The National Curriculum Development Centre in partnership with teachers’ representatives is in charge of the development of syllabuses and education materials.

The 2016–26 education sector plan acknowledges learning materials, textbooks and appropriate technology for learners with special needs in schools need to be improved. In this regard, the Global Partnership for Education has supported additional education resources, such as learning materials in Braille. The Curriculum and Assessment Policy Framework indicates that ‘Sign language and its use in the teaching and learning processes shall form an integral part of the new Language policy in order to ensure access to information and effective communication.’

With reference to gender, the 2016–26 education sector plan addresses the persistence of gender stereotypes in learning materials. Learning materials for primary level education have been translated into Xhosa.

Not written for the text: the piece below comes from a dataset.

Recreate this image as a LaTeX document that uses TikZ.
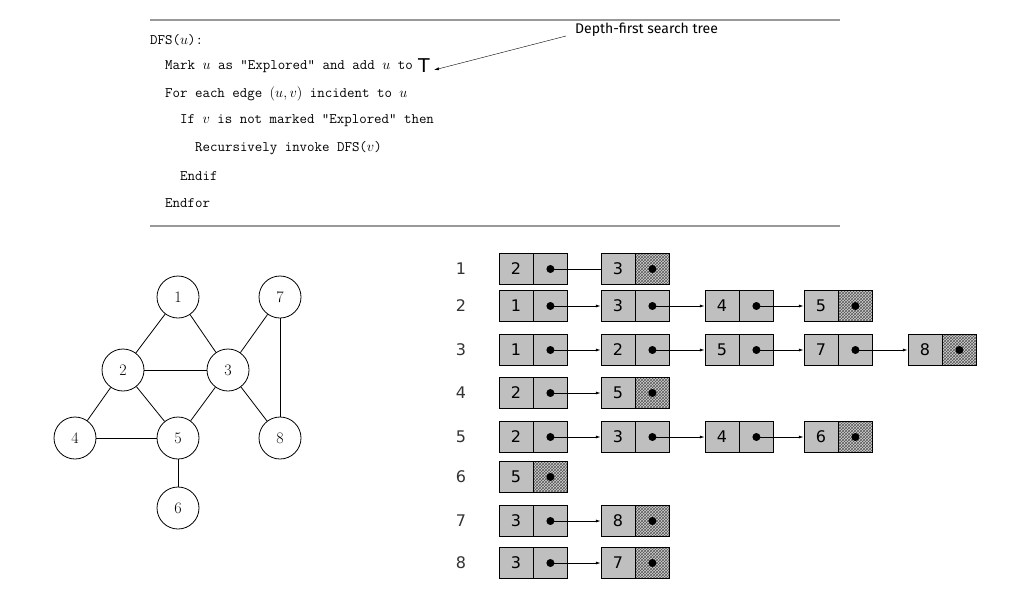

  1. Teachers and Support Personnel

Within a 2010 pilot project, itinerant workers were trained to support the implementation of inclusive education in 6 out of 10 districts of the country. As prescribed in the 2011 National Disability and Rehabilitation Policy, special needs education has been incorporated into the teacher-training curriculum. In particular, the Lesotho College of Education provides an introductory programme on special education for both lower basic and secondary school teaching students and a sign language training to support schoolchildren with speech and hearing impairment. The National University of Lesotho offers an advanced degree in special education among its specialization programmes.

The Lesotho College of Education admits students with special education needs who wish to obtain a diploma in education. Within the Faculty of Education, a special education needs unit addresses the education needs of students from all faculties.


  1. Monitoring and Reporting

Lesotho has no annual monitoring report and there is no evidence of indicators that monitor inclusive education.